CIOs: Christmas cheer - or delay and confusion?

The charitable incorporated organisation is a new structure administered by an under-resourced Charity Commission. Solicitor Keith Arrowsmith argues that it might cause more problems than it solves

Keith Arrowsmith
Keith Arrowsmith

The long-awaited charitable incorporated organisation structure has become a reality, with the Charity Commission now accepting applications and the first registrations expected to begin in the New Year.

The initiative has been presented as a way to simplify the registration and regulation process for charities by providing a single point for both.

CIOs will be able to behave as corporate entities with limited liability for their members, but they only need to register with the Charity Commission, not Companies House, and they will not be subject to company law.

The introduction of a new structure might not make life any easier for those wishing to set up a new charity and there is a good chance it will lead to more long-term issues for volunteer trustees. More choice is not necessarily a good outcome.

There are two key reasons for this.

First is the length of time it will take to set up a CIO. The Charity Commission has said it will aim to respond to applications within 40 working days, compared with the same-day service available from Companies House to register a not-for-profit company.

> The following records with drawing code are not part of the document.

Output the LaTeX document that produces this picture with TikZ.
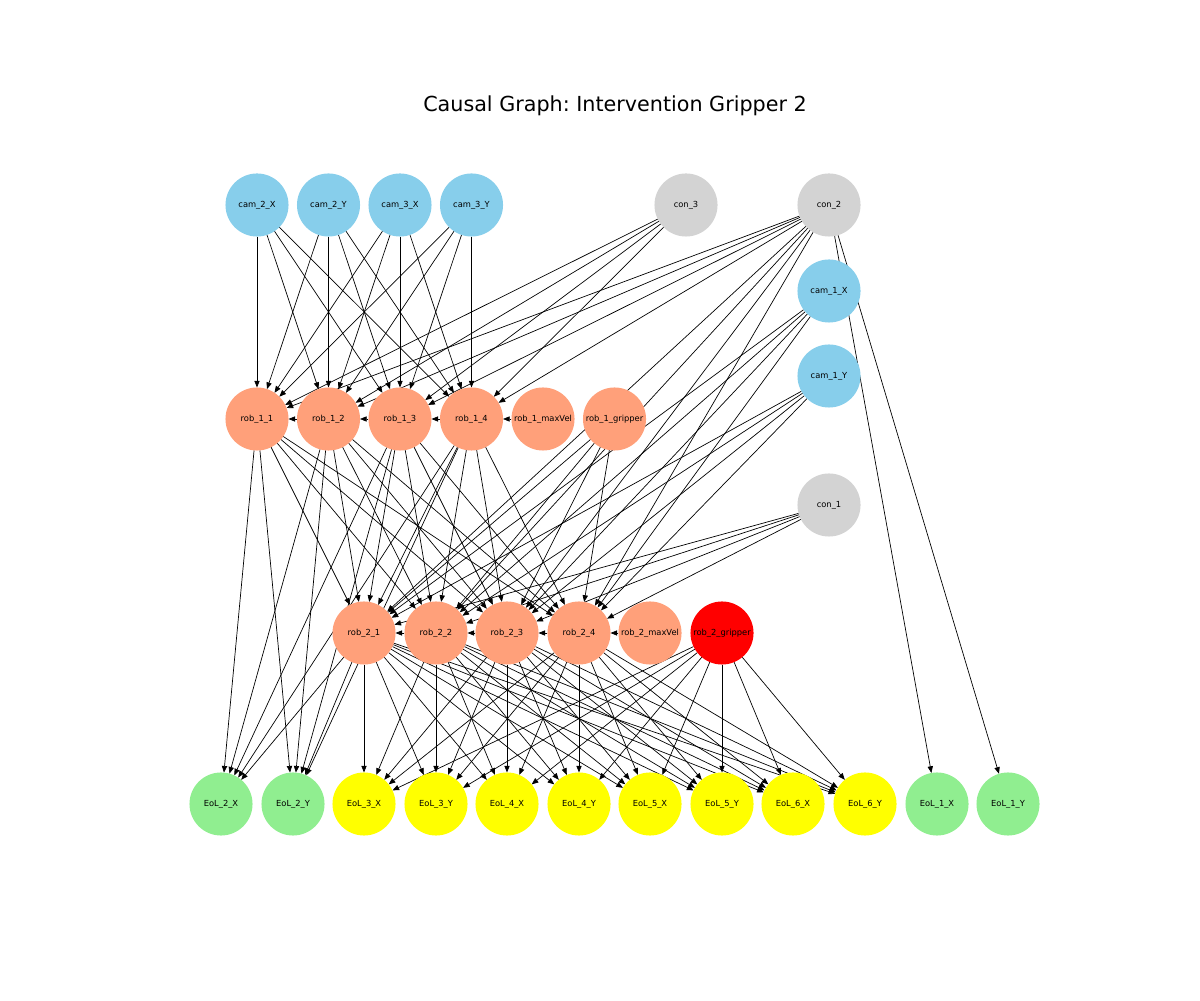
\documentclass[tikz,border=0pt]{standalone}
\usepackage{fontspec}
\setmainfont{DejaVu Sans}
\usetikzlibrary{arrows.meta,backgrounds}
\frenchspacing

\definecolor{skyblue}{RGB}{135,206,235}
\definecolor{lsalmon}{RGB}{255,160,122}
\definecolor{lgray}{RGB}{211,211,211}
\definecolor{lgreen}{RGB}{144,238,144}
\definecolor{pyellow}{RGB}{255,255,0}
\definecolor{pred}{RGB}{255,0,0}

\tikzset{
  var/.style={circle,minimum size=45.4pt,inner sep=0pt,outer sep=0pt,font=\fontsize{6}{7}\selectfont},
  cam/.style={var,fill=skyblue},
  con/.style={var,fill=lgray},
  rob/.style={var,fill=lsalmon},
  eolg/.style={var,fill=lgreen},
  eoly/.style={var,fill=pyellow},
  edge/.style={-{Triangle[length=4.8pt,width=3.8pt]},line width=0.5pt}
}

\begin{document}
\begin{tikzpicture}[x=0.72pt,y=0.72pt]
\useasboundingbox (0,0) rectangle (1200,1000);
\node[font=\fontsize{14.9}{17}\selectfont] (title) at (615,894) {Causal Graph: Intervention Gripper 2};

% cameras and contexts
\node[cam] (cam2x) at (257,795) {cam\_2\_X};
\node[cam] (cam2y) at (328.5,795) {cam\_2\_Y};
\node[cam] (cam3x) at (400,795) {cam\_3\_X};
\node[cam] (cam3y) at (471.5,795) {cam\_3\_Y};
\node[con] (con3) at (686,795) {con\_3};
\node[con] (con2) at (829,795) {con\_2};
\node[cam] (cam1x) at (829,709) {cam\_1\_X};
\node[cam] (cam1y) at (829,624) {cam\_1\_Y};
\node[con] (con1) at (829,495) {con\_1};

% robot 1
\node[rob] (rob11) at (257,581) {rob\_1\_1};
\node[rob] (rob12) at (328.5,581) {rob\_1\_2};
\node[rob] (rob13) at (400,581) {rob\_1\_3};
\node[rob] (rob14) at (471.5,581) {rob\_1\_4};
\node[rob] (rob1max) at (543,581) {rob\_1\_maxVel};
\node[rob] (rob1grip) at (614.5,581) {rob\_1\_gripper};

% robot 2
\node[rob] (rob21) at (364,367) {rob\_2\_1};
\node[rob] (rob22) at (436,367) {rob\_2\_2};
\node[rob] (rob23) at (507,367) {rob\_2\_3};
\node[rob] (rob24) at (579,367) {rob\_2\_4};
\node[rob] (rob2max) at (650,367) {rob\_2\_maxVel};
\node[var,fill=pred] (rob2grip) at (722,367) {rob\_2\_gripper};

% end of links
\node[eolg] (eol2x) at (221,196) {EoL\_2\_X};
\node[eolg] (eol2y) at (293,196) {EoL\_2\_Y};
\node[eoly] (eol3x) at (364,196) {EoL\_3\_X};
\node[eoly] (eol3y) at (436,196) {EoL\_3\_Y};
\node[eoly] (eol4x) at (507,196) {EoL\_4\_X};
\node[eoly] (eol4y) at (579,196) {EoL\_4\_Y};
\node[eoly] (eol5x) at (650,196) {EoL\_5\_X};
\node[eoly] (eol5y) at (722,196) {EoL\_5\_Y};
\node[eoly] (eol6x) at (793,196) {EoL\_6\_X};
\node[eoly] (eol6y) at (865,196) {EoL\_6\_Y};
\node[eolg] (eol1x) at (937,196) {EoL\_1\_X};
\node[eolg] (eol1y) at (1008,196) {EoL\_1\_Y};

\begin{scope}[on background layer]
% causes of robot 1
\foreach \c in {cam2x,cam2y,cam3x,cam3y,con3,con2}
  \foreach \j in {1,...,4} \draw[edge] (\c) -- (rob1\j);
% robot 1 onto robot 2 and EoL 2
\foreach \i in {1,...,4} {
  \foreach \j in {1,...,4} \draw[edge] (rob1\i) -- (rob2\j);
  \draw[edge] (rob1\i) -- (eol2x);
  \draw[edge] (rob1\i) -- (eol2y);
}
\foreach \c in {cam1x,cam1y,con1,con2,rob1grip}
  \foreach \j in {1,...,4} \draw[edge] (\c) -- (rob2\j);
% joint chains
\foreach \a/\b in {rob1max/rob14,rob14/rob13,rob13/rob12,rob12/rob11,rob2max/rob24,rob24/rob23,rob23/rob22,rob22/rob21}
  \draw[edge] (\a) -- (\b);
% robot 2 onto end of links
\foreach \s in {rob21,rob22,rob23,rob24,rob2grip}
  \foreach \e in {eol3x,eol3y,eol4x,eol4y,eol5x,eol5y,eol6x,eol6y}
    \draw[edge] (\s) -- (\e);
\draw[edge] (rob21) -- (eol2x);
\draw[edge] (rob21) -- (eol2y);
\draw[edge] (con2) -- (eol1x);
\draw[edge] (con2) -- (eol1y);
\end{scope}
\end{tikzpicture}
\end{document}
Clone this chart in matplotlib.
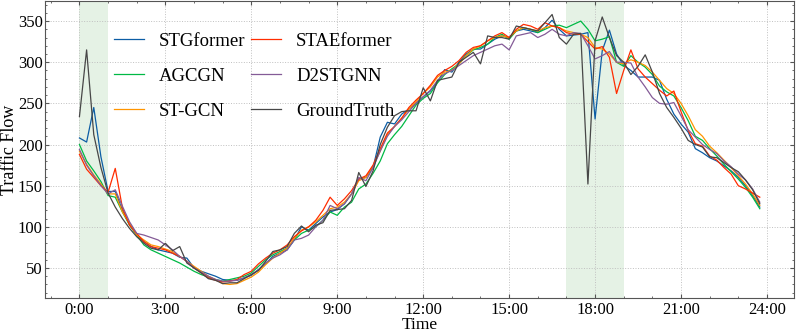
import matplotlib.pyplot as plt
import numpy as np
from matplotlib.ticker import AutoMinorLocator, MultipleLocator

plt.rcParams['font.family'] = ['Liberation Serif', 'DejaVu Serif']
plt.rcParams['mathtext.fontset'] = 'stix'

# 15-minute steps over one day
hours = np.arange(96) * 0.25

tick_hours = [0, 3, 6, 9, 12, 15, 18, 21, 24]
tick_labels = ['0:00', '3:00', '6:00', '9:00', '12:00', '15:00', '18:00', '21:00', '24:00']

highlight_spans = [(0, 1), (17, 19)]

stgformer = [208, 203, 245, 185, 143, 143, 120, 103,
             90, 82, 76, 72, 70, 68, 63, 62,
             50, 46, 43, 40, 36, 35, 35, 38,
             41, 48, 55, 64, 68, 72, 84, 100,
             96, 104, 112, 118, 121, 128, 140, 158,
             160, 172, 209, 227, 225, 237, 243, 250,
             258, 265, 276, 291, 288, 300, 310, 316,
             316, 322, 328, 332, 330, 338, 340, 338,
             336, 342, 351, 340, 332, 333, 334, 336,
             231, 314, 339, 310, 296, 290, 282, 282,
             282, 278, 255, 237, 225, 215, 195, 190,
             184, 180, 174, 168, 160, 150, 138, 124]

agcgn = [200, 180, 168, 155, 138, 136, 118, 102,
         90, 78, 72, 68, 64, 60, 56, 51,
         46, 42, 39, 36, 34, 36, 38, 40,
         44, 52, 60, 66, 70, 74, 84, 92,
         96, 100, 108, 118, 114, 124, 130, 146,
         152, 165, 180, 201, 212, 222, 235, 248,
         256, 262, 275, 285, 292, 298, 308, 315,
         318, 322, 330, 334, 328, 338, 342, 340,
         336, 340, 344, 345, 342, 346, 350, 340,
         326, 328, 331, 300, 295, 308, 300, 294,
         285, 271, 264, 259, 245, 229, 210, 205,
         195, 186, 176, 167, 158, 148, 136, 122]

stgcn = [192, 176, 163, 152, 140, 140, 118, 104,
         90, 84, 78, 76, 73, 70, 64, 58,
         52, 46, 40, 36, 31, 30, 31, 35,
         39, 45, 54, 62, 68, 74, 86, 96,
         100, 106, 114, 122, 124, 130, 140, 156,
         160, 174, 192, 212, 222, 232, 243, 252,
         262, 270, 282, 288, 290, 298, 308, 316,
         320, 326, 330, 332, 330, 338, 342, 340,
         338, 342, 344, 342, 338, 336, 334, 330,
         318, 316, 310, 300, 298, 303, 300, 296,
         288, 278, 268, 262, 250, 235, 218, 210,
         198, 190, 181, 172, 162, 152, 140, 126]

staeformer = [188, 170, 160, 150, 142, 171, 123, 102,
              92, 82, 76, 74, 72, 68, 64, 58,
              50, 44, 38, 35, 33, 34, 36, 42,
              46, 55, 62, 68, 72, 78, 88, 95,
              100, 108, 120, 136, 126, 134, 144, 158,
              162, 175, 195, 214, 222, 232, 245, 254,
              262, 272, 284, 290, 295, 302, 312, 318,
              320, 326, 332, 336, 330, 340, 346, 344,
              340, 348, 344, 342, 336, 334, 334, 325,
              316, 319, 306, 262, 290, 315, 292, 282,
              274, 266, 259, 265, 240, 217, 201, 198,
              186, 181, 172, 164, 150, 146, 141, 136]

d2stgnn = [194, 175, 162, 150, 140, 145, 125, 106,
           92, 90, 87, 84, 78, 72, 64, 58,
           50, 45, 40, 36, 34, 34, 35, 38,
           42, 48, 56, 62, 66, 72, 84, 86,
           90, 100, 108, 126, 122, 128, 140, 160,
           156, 172, 192, 210, 222, 230, 240, 250,
           258, 266, 278, 286, 290, 296, 302, 308,
           312, 316, 320, 322, 315, 332, 334, 336,
           330, 334, 340, 334, 332, 336, 335, 320,
           304, 308, 313, 300, 300, 299, 282, 270,
           257, 250, 249, 251, 235, 218, 209, 200,
           194, 189, 180, 173, 164, 157, 146, 130]

ground_truth = [234, 315, 212, 172, 141, 124, 110, 98,
                88, 80, 74, 72, 80, 71, 76, 56,
                50, 44, 37, 35, 31, 32, 32, 37,
                42, 47, 58, 70, 72, 76, 92, 101,
                94, 102, 105, 120, 121, 122, 132, 166,
                149, 168, 200, 221, 235, 240, 241, 241,
                269, 253, 278, 280, 282, 300, 306, 312,
                298, 332, 330, 330, 328, 344, 342, 340,
                338, 348, 358, 330, 322, 334, 335, 152,
                326, 355, 330, 308, 300, 285, 295, 309,
                288, 262, 245, 233, 220, 205, 200, 197,
                185, 184, 178, 172, 167, 157, 145, 128]

series = [
    ('STGformer', stgformer, '#0C5DA5'),
    ('AGCGN', agcgn, '#00B945'),
    ('ST-GCN', stgcn, '#FF9500'),
    ('STAEformer', staeformer, '#FF2C00'),
    ('D2STGNN', d2stgnn, '#845B97'),
    ('GroundTruth', ground_truth, '#474747'),
]

fig, ax = plt.subplots(figsize=(7.97, 3.34), dpi=100)
fig.subplots_adjust(left=0.057, right=0.996, top=0.997, bottom=0.108)

for start, end in highlight_spans:
    ax.axvspan(start, end, color='green', alpha=0.1, linewidth=0)

for name, values, color in series:
    ax.plot(hours, values, label=name, color=color, linewidth=0.9)

ax.set_xticks(tick_hours)
ax.set_xticklabels(tick_labels)
ax.xaxis.set_minor_locator(MultipleLocator(1))
ax.yaxis.set_minor_locator(AutoMinorLocator(5))
ax.tick_params(which='both', direction='in', top=True, right=True, labelsize=12,
               color='#555555', pad=2)
ax.tick_params(axis='x', pad=3)
ax.tick_params(which='major', length=3)
ax.tick_params(which='minor', length=1.5)
for spine in ax.spines.values():
    spine.set_color('#555555')

ax.grid(True, linestyle=':', color='#c0c0c0', linewidth=0.7)
ax.set_xlabel('Time', fontsize=12.5, labelpad=-0.5)
ax.set_ylabel('Traffic Flow', fontsize=13, labelpad=0)

ax.legend(loc='upper left', bbox_to_anchor=(0.069, 0.95), ncol=2, frameon=False,
          fontsize=13.5, handlelength=1.6, handletextpad=0.8, columnspacing=0.3,
          labelspacing=0.95)

plt.savefig('out.png', dpi=100)
plt.close()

This will be frustrating at best for anyone setting up a new charity and totally impractical for those new charities that want to provide rapid fundraising relief – for example, in response to a disaster or crisis.

Evidence of this delay has already been seen in Scotland, where CIOs have been available for the past 12 months, with the Office of the Scottish Charity Regulator saying it responds to 89 per cent of applications within 90 days.

The other major concern is that the legal framework itself is lacking in some key areas. For example, the registration of mortgages over a CIO’s land and buildings is not currently supported by the proposed framework. As a result, charities may be unable to secure lending arrangements with some high street banks.

For those reasons, it is disappointing that simpler solutions to the perceived shortcomings of the current situation were not fully explored.

Companies House has been handling the registration of organisations in more or less the same way for more than 150 years and has become extremely efficient. The regulation of companies, including charitable companies, was updated by the Companies Act 2006. A simpler solution could have been for Companies House and the Charity Commission to agree a common framework for the registration and the annual filing of information.

This latest initiative follows similar changes in the private and voluntary sectors. Limited liability partnerships (LLPs) were introduced in 2000 and community interest companies (CICs) in 2005. These new entities have created a great deal of expense and work for the organisations involved and those who manage them, but the benefits (other than tax breaks) have often been hard to discern.

With trusts, societies, companies and now CIOs, charities have four choices of registrable organisational structure, each with their own pros and cons. The worry is that, far from simplifying things for those wishing to establish a charity, this offers a highly confusing array of choice. There has been little chance to learn from the experience of those in the sector in Scotland, with promised reports yet to be published.

Some of the urgently needed clarity and guidance has been made available by the Charity Commission, to help new charities to make the best decision for their specific needs. There is much more to do, especially for those existing charities contemplating a conversion.